Not ten feet away from me was a hole in the snow from which it had emerged.  It may have been covered there until I came clomping along.  In the photo above, you can see where its broad wings left imprints in the snow, and even the fan-shaped arc of the tail feathers is visible in the snow.  Grouse sometimes dive headlong into snow to spend the night under cover.
 
In the Spring, The male Ruffed Grouse attracts females by “drumming” the air with its wings, often standing on a hollow log, producing a thumping sound that can be heard a half a mile away.  The bird gets its name from the “ruff” or ring of raised feathers it displays when threatened.  Grouse lay 9-12 buff-colored eggs in a depression on the ground lined with leaves, frequently near a log, stump, rock, or thick brush.   The female grouse incubates the eggs for twenty-four days.  Chicks leave the nest at once, can fly within one week, may follow the female for about twelve weeks.  The primary diet consists of insects, seeds, berries, and buds of trees – particularly apple and poplar in our area.
O.K. I didn’t get off a shot.  But I am not going to grouse about it.

March Outdoors

“March comes, a kind of interregnum, winter’s sovereignty relaxing, spring not yet in control.  But the pattern is now established.”
Hal Borland, in Hal Borland’s Twelve Moons of the Year NY: Alfred A. Knopf Publisher, 1979.
 

March brings melting snow with mud and heavy frosts.

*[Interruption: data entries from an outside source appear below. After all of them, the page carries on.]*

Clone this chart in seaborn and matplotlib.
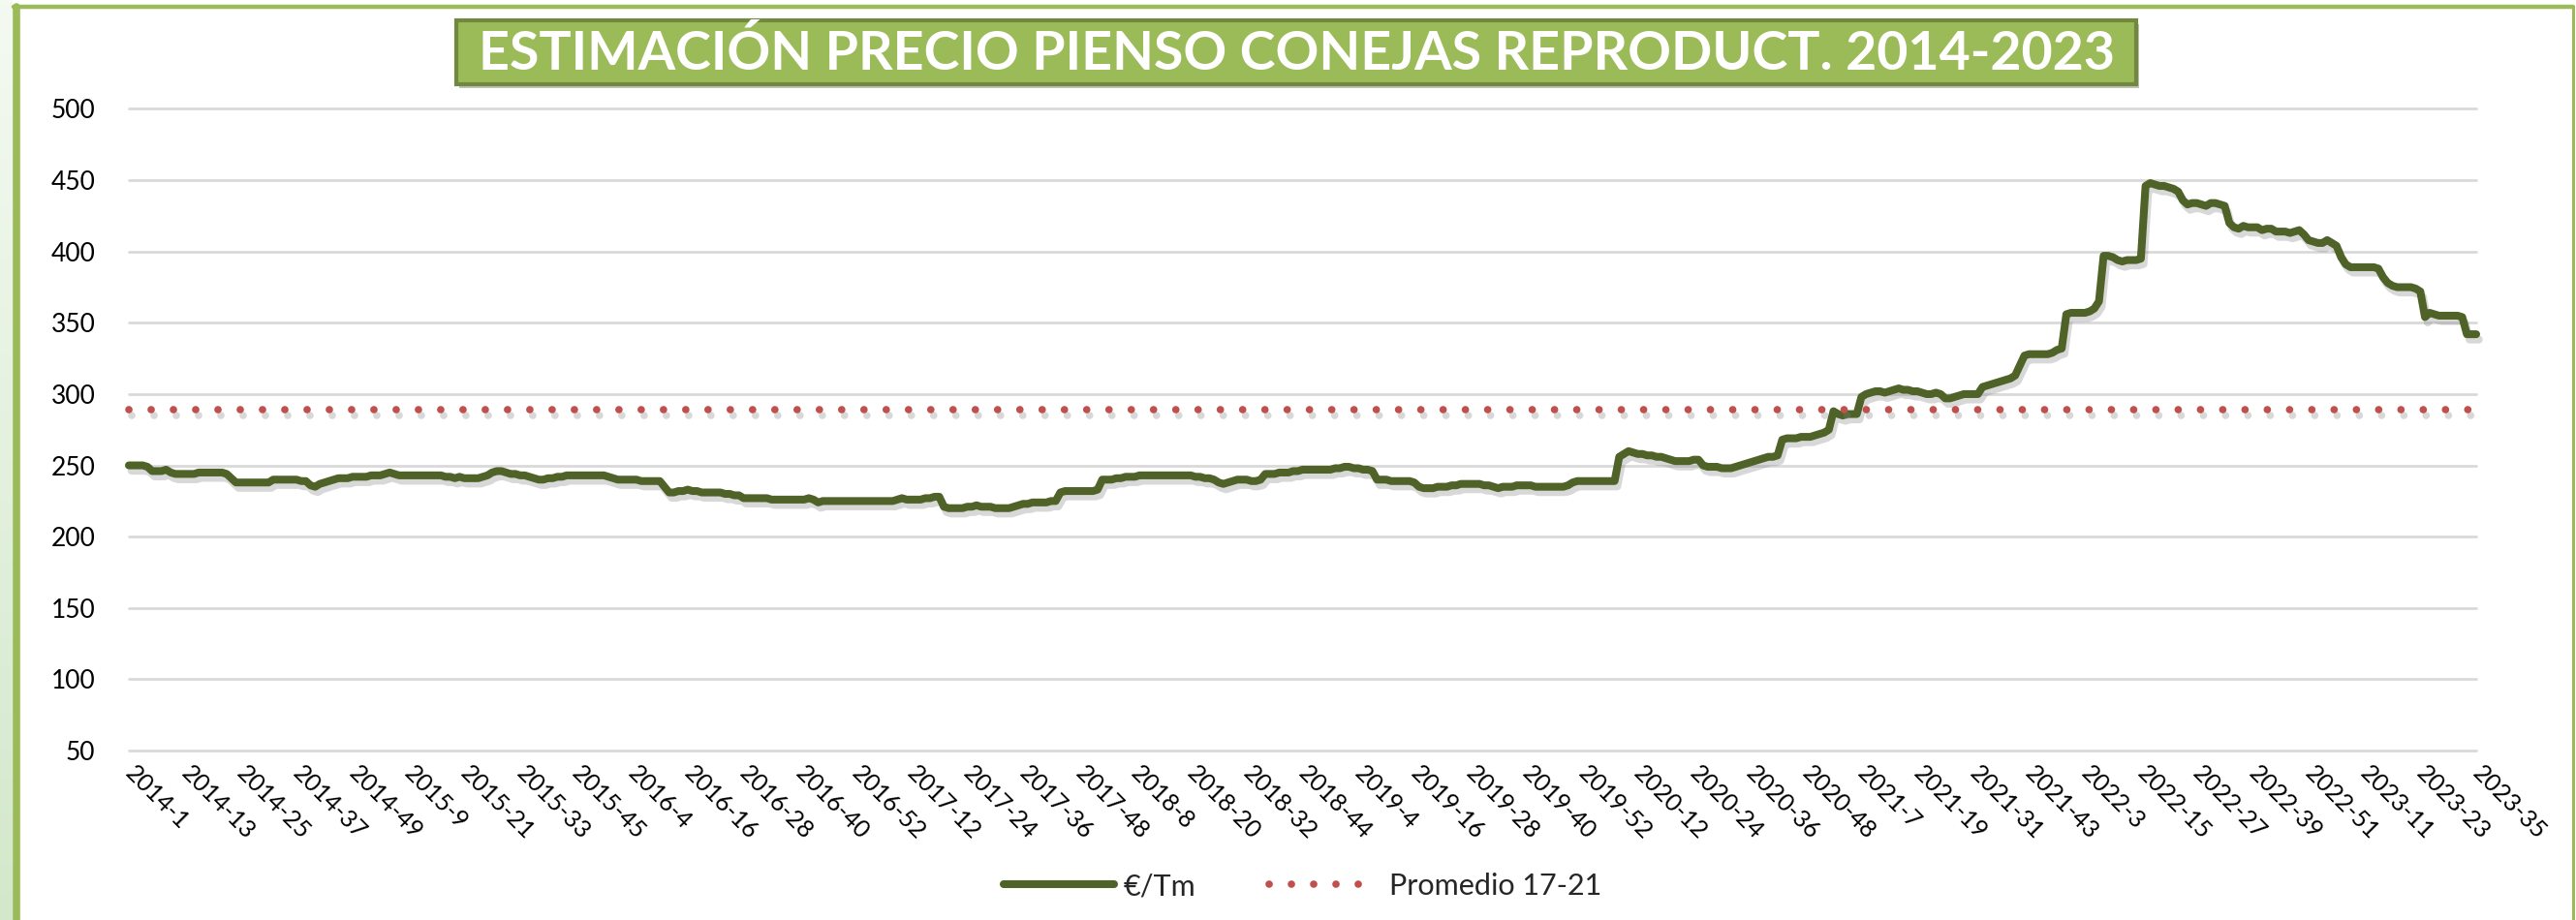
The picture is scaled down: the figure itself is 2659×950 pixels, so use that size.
import matplotlib
matplotlib.use("Agg")
import matplotlib.pyplot as plt
import matplotlib.patheffects as pe
from matplotlib.patches import Rectangle
from matplotlib.lines import Line2D
from matplotlib.colors import LinearSegmentedColormap
import numpy as np
import pandas as pd
import seaborn as sns

# weekly price estimates (EUR/Tm), one list per year
years = [2014, 2015, 2016, 2017, 2018, 2019, 2020, 2021, 2022, 2023]
weeks_in_year = [52, 53, 52, 52, 52, 52, 53, 52, 52, 35]

p2014 = [250, 250, 250, 250, 249, 246, 246, 246, 247, 245,
         244, 244, 244, 244, 244, 245, 245, 245, 245, 245,
         245, 244, 241, 238, 238, 238, 238, 238, 238, 238,
         238, 240, 240, 240, 240, 240, 240, 239, 239, 236,
         235, 237, 238, 239, 240, 241, 241, 241, 242, 242,
         242, 242]
p2015 = [243, 243, 243, 244, 245, 244, 243, 243, 243, 243,
         243, 243, 243, 243, 243, 243, 242, 242, 241, 242,
         241, 241, 241, 241, 242, 243, 245, 246, 246, 245,
         244, 244, 243, 243, 242, 241, 240, 240, 241, 241,
         242, 242, 243, 243, 243, 243, 243, 243, 243, 243,
         243, 242, 241]
p2016 = [240, 240, 240, 240, 240, 239, 239, 239, 239, 239,
         235, 231, 231, 232, 232, 233, 232, 232, 231, 231,
         231, 231, 231, 230, 230, 229, 229, 227, 227, 227,
         227, 227, 227, 226, 226, 226, 226, 226, 226, 226,
         226, 227, 226, 224, 225, 225, 225, 225, 225, 225,
         225, 225]
p2017 = [225, 225, 225, 225, 225, 225, 225, 225, 226, 227,
         226, 226, 226, 226, 227, 227, 228, 228, 221, 220,
         220, 220, 220, 221, 221, 222, 221, 221, 221, 220,
         220, 220, 220, 221, 222, 223, 223, 224, 224, 224,
         224, 225, 225, 231, 232, 232, 232, 232, 232, 232,
         232, 233]
p2018 = [240, 240, 240, 241, 241, 242, 242, 242, 243, 243,
         243, 243, 243, 243, 243, 243, 243, 243, 243, 243,
         242, 242, 241, 241, 240, 238, 237, 238, 239, 240,
         240, 240, 239, 239, 240, 244, 244, 244, 245, 245,
         245, 246, 246, 247, 247, 247, 247, 247, 247, 247,
         248, 248]
p2019 = [249, 249, 248, 248, 247, 247, 246, 240, 240, 240,
         239, 239, 239, 239, 239, 238, 235, 234, 234, 234,
         235, 235, 235, 236, 236, 237, 237, 237, 237, 237,
         236, 236, 235, 234, 235, 235, 235, 236, 236, 236,
         236, 235, 235, 235, 235, 235, 235, 235, 236, 238,
         239, 239]
p2020 = [239, 239, 239, 239, 239, 239, 239, 256, 258, 260,
         259, 258, 258, 257, 257, 256, 256, 255, 254, 253,
         253, 253, 253, 254, 254, 250, 249, 249, 249, 248,
         248, 248, 249, 250, 251, 252, 253, 254, 255, 256,
         256, 257, 268, 269, 269, 269, 270, 270, 270, 271,
         272, 273, 275]
p2021 = [288, 286, 285, 286, 286, 286, 298, 300, 301, 302,
         302, 301, 302, 303, 304, 303, 303, 302, 302, 301,
         300, 300, 301, 300, 297, 297, 298, 299, 300, 300,
         300, 300, 305, 306, 307, 308, 309, 310, 311, 313,
         320, 327, 328, 328, 328, 328, 328, 329, 331, 332,
         356, 357]
p2022 = [357, 357, 357, 358, 360, 365, 397, 397, 396, 394,
         393, 394, 394, 394, 395, 446, 448, 447, 446, 446,
         445, 444, 442, 436, 433, 434, 434, 433, 432, 434,
         434, 433, 432, 420, 417, 416, 418, 417, 417, 417,
         415, 416, 416, 414, 414, 414, 413, 414, 415, 412,
         408, 407]
p2023 = [406, 406, 408, 406, 404, 396, 391, 389, 389, 389,
         389, 389, 389, 388, 382, 378, 376, 375, 375, 375,
         375, 374, 372, 354, 357, 356, 355, 355, 355, 355,
         355, 354, 342, 342, 342]

promedio_17_21 = 289
yticks = list(range(50, 501, 50))
label_step = 12
title = "ESTIMACIÓN PRECIO PIENSO CONEJAS REPRODUCT. 2014-2023"

price = p2014 + p2015 + p2016 + p2017 + p2018 + p2019 + p2020 + p2021 + p2022 + p2023
week_labels = [f"{y}-{w}" for y, n in zip(years, weeks_in_year) for w in range(1, n + 1)]
df = pd.DataFrame({
    "idx": np.arange(len(price)),
    "semana": week_labels,
    "precio": price,
    "promedio": promedio_17_21,
})

sns.set_theme(style="white")
plt.rcParams["font.family"] = ["Lato", "DejaVu Sans"]

W, H = 2659, 950
fig = plt.figure(figsize=(W / 100, H / 100), dpi=100)

# axes placed to match the reference plot area
ax = fig.add_axes([133 / W, 1 - 775 / H, (2556 - 133) / W, (775 - 112.5) / H])

shadow = [pe.SimpleLineShadow(offset=(2, -4), shadow_color="#808080", alpha=0.3), pe.Normal()]
sns.lineplot(data=df, x="idx", y="precio", ax=ax, color="#4F6228", lw=5.8,
             label="€/Tm", solid_joinstyle="round", solid_capstyle="round",
             path_effects=shadow, clip_on=False)
sns.lineplot(data=df, x="idx", y="promedio", ax=ax, color="#C0504D", lw=5.5,
             linestyle=(0, (0.01, 3.0)), dash_capstyle="round",
             label="Promedio 17-21", path_effects=shadow, clip_on=False)

ax.set_xlim(0, len(price) - 1)
ax.set_ylim(50, 500)
ax.set_yticks(yticks)
ax.set_xticks(df["idx"][::label_step])
ax.set_xticklabels(df["semana"][::label_step], rotation=-45, ha="left", va="center",
                   rotation_mode="anchor", fontsize=18)
ax.tick_params(axis="x", length=0, pad=14, labelcolor="#000000")
ax.tick_params(axis="y", length=0, pad=25, labelsize=19, labelcolor="#000000")
ax.yaxis.grid(True, color="#D9D9D9", lw=2)
ax.xaxis.grid(False)
for gl in ax.get_ygridlines():
    gl.set_clip_on(False)
sns.despine(ax=ax, left=True, bottom=True)
ax.set_xlabel("")
ax.set_ylabel("")

leg = ax.legend(loc="center", bbox_to_anchor=(0.5 * (133 + 2556) / W, 1 - 915 / H),
                bbox_transform=fig.transFigure, ncol=2, frameon=False,
                handlelength=3.73, fontsize=22, columnspacing=2.5, handletextpad=0.3)
for h in leg.get_lines():
    h.set_path_effects([])

# outer frame
gax = fig.add_axes([0, 0, 13 / W, 1])
grad = np.linspace(0, 1, 200).reshape(-1, 1)
gax.imshow(grad, aspect="auto", cmap=LinearSegmentedColormap.from_list("g", ["#D3E8CB", "#F4FAF2"]),
           origin="lower", extent=[0, 1, 0, 1])
gax.axis("off")
fig.add_artist(Line2D([16.5 / W, 16.5 / W], [0, 1 - 7 / H], color="#9BBB59", lw=5.5,
                      transform=fig.transFigure))
fig.add_artist(Line2D([14 / W, 2656 / W], [1 - 7 / H, 1 - 7 / H], color="#9BBB59", lw=3.2,
                      transform=fig.transFigure))
fig.add_artist(Line2D([2655.5 / W, 2655.5 / W], [0, 1 - 7 / H], color="#9BBB59", lw=2.2,
                      transform=fig.transFigure))

# title box
box = Rectangle((471 / W, 1 - 87 / H), (2205 - 471) / W, 66 / H, transform=fig.transFigure,
                facecolor="#9BBB59", edgecolor="#71893F", lw=3,
                path_effects=[pe.SimplePatchShadow(offset=(2, -3), alpha=0.3), pe.Normal()])
fig.add_artist(box)
t = fig.text((471 + 2205) / 2 / W, 1 - 55 / H, title, color="white", fontsize=28,
             fontweight="bold", ha="center", va="center")
fig.canvas.draw()
tw = t.get_window_extent().width
t.set_fontsize(28 * 1690 / tw)

fig.savefig("out.png", dpi=100)
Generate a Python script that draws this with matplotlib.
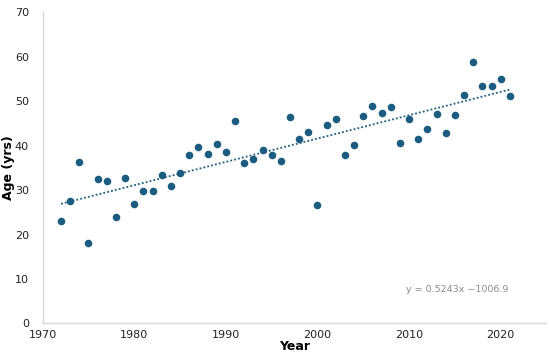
import numpy as np
import matplotlib.pyplot as plt

# data
years = list(range(1972, 2022))
ages = [23.0, 27.5, 36.4, 18.2, 32.4, 32.1, 23.9, 32.7, 26.9, 29.9,
        29.9, 33.3, 30.9, 33.9, 38.0, 39.6, 38.1, 40.3, 38.5, 45.5,
        36.0, 37.0, 39.1, 38.0, 36.6, 46.4, 41.6, 43.1, 26.6, 44.6,
        46.1, 37.8, 40.1, 46.7, 48.9, 47.3, 48.8, 40.7, 45.9, 41.6,
        43.7, 47.1, 42.8, 47.0, 51.5, 58.9, 53.4, 53.4, 55.0, 51.2]
x_ticks = [1970, 1980, 1990, 2000, 2010, 2020]
y_ticks = [0, 10, 20, 30, 40, 50, 60, 70]
trend_label = "y = 0.5243x \u22121006.9"

dot_color = "#1b5c80"

fig = plt.figure(figsize=(5.5, 3.61), dpi=100)
ax = fig.add_axes([0.0776, 0.104, 0.916, 0.862])

x = np.array(years)
y = np.array(ages)
ax.scatter(x, y, s=30, color=dot_color, zorder=3, linewidths=0)

# linear trendline
slope, intercept = np.polyfit(x, y, 1)
ax.plot(x, slope * x + intercept, linestyle=(0, (1, 1.2)), color=dot_color,
        linewidth=1.3, zorder=2)

ax.text(2020.8, 7.7, trend_label, fontsize=6.8, color="#8c8c8c", ha="right", va="center")

ax.set_xlim(1970, 2025)
ax.set_ylim(0, 70)
ax.set_xticks(x_ticks)
ax.set_yticks(y_ticks)
ax.tick_params(length=0, labelsize=8, colors="#222222")
ax.tick_params(axis="y", pad=10)
ax.tick_params(axis="x", pad=5)

for side in ["top", "right"]:
    ax.spines[side].set_visible(False)
for side in ["left", "bottom"]:
    ax.spines[side].set_color("#d9d9d9")
    ax.spines[side].set_linewidth(1.0)

ax.set_xlabel("Year", fontsize=9, fontweight="bold", labelpad=0)
ax.set_ylabel("Age (yrs)", fontsize=9, fontweight="bold", labelpad=0)

fig.savefig("out.png", dpi=100)
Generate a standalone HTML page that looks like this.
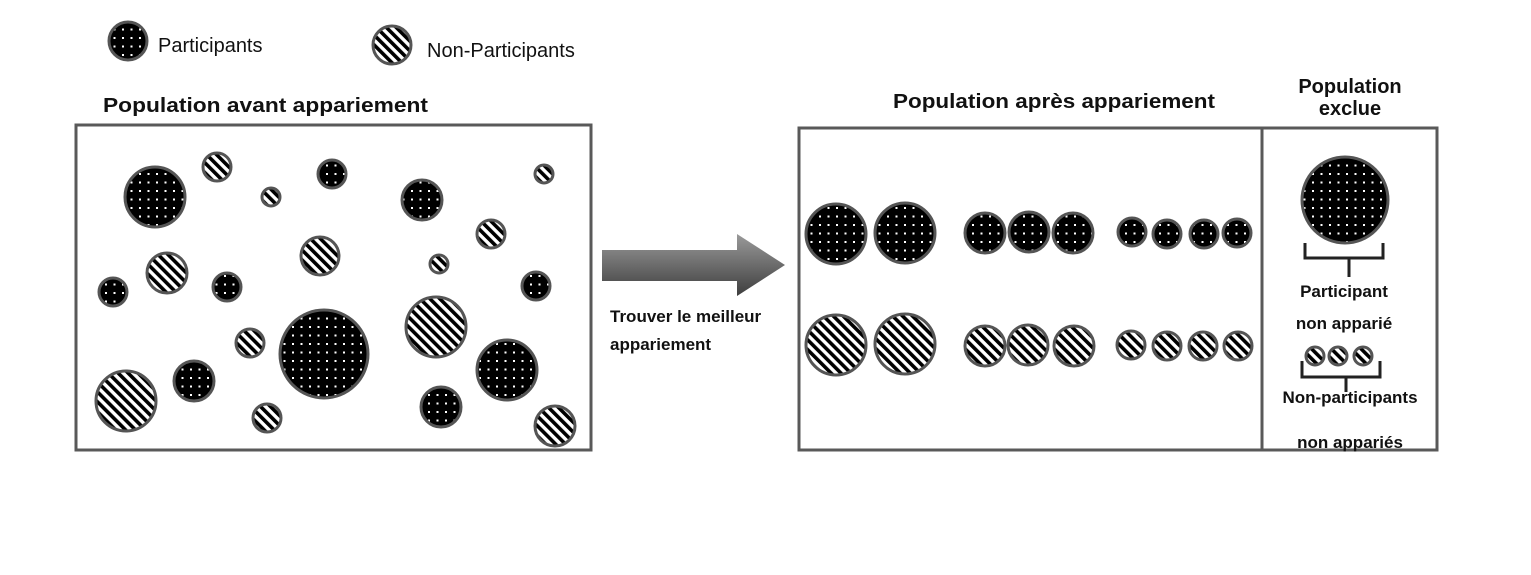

Winter is waning.  The sun is getting stronger, and the lenth of daylight is longer, but spring arrives unevenly.  We watch out for heavy wet snowstorms that can shatter tree branches. These March storms are nuisance storms that don’t last long but can cause a lot of damage to trees and shrubs. Strong winds blow across the meadow this month, drying out fresh cut firewood already staked for fall.  Partridges (Ruffed Grouse)  and even Wild Turkey often perch in poplar or apple trees, nibbling on the swelling buds.  The branches of the Weeping Willow  “quicken” to a warm yellow, giving the tree a golden crown.  Pileated Woodpeckers hammer out new nests. Woodcock may be heard in wet seeps in the woods or swales later this month. On rainy nights at the end of March, toads and salamanders seek breeding pools. Even when there is ice on such vernal pools, spotted and tiger salamanders are mating.  In some years, the spring peepers begin calling in mid-March.  Blue Herons return to rookeries in wooded swamps. Meadow voles begin to breed. Skunks are seen more frequently. Barred owls court and are more vocal.  Hepatica  may blossom in sunny woods. The first male Redwing Blackbirds return to marshes near open water. They stake out their nesting territory.  Pussy willows bud and poplars flower. The bills of Starlings turn yellow. Downy Woodpeckers drum loudly. Foxes bark at night to signal mates.  The white coat of Weasels changes  to brown.  Swarms of midges may be seen in the air on warmer days.  Grey squirrels build nests in trees. Geese and Black Ducks move northward from the south. Wood Ducks may return to local waterways. Female rabbits prepare their birthing nests. One to six young Fisher Cats are born in a nest in a large hollow tree. 

 

Phenology is the study of the influence of temperature, sunlight, and climate on the predictable recurrence of animal and plant behavior such as leaf budding, flower blooming, bird migration, bird flocking, emergence from hibernation, mating, – even changes in the songs and calls of birds.  Phenologists (both professional and amateur) keep systematic records to establish observable patterns and detect shifts or changes in the behavior or response of some species of plant or animal.  When will the first chipmunks come out of hibernation?  When do pussy willows open? Have the redwings arrived yet?  March is a month of expectation and surprises.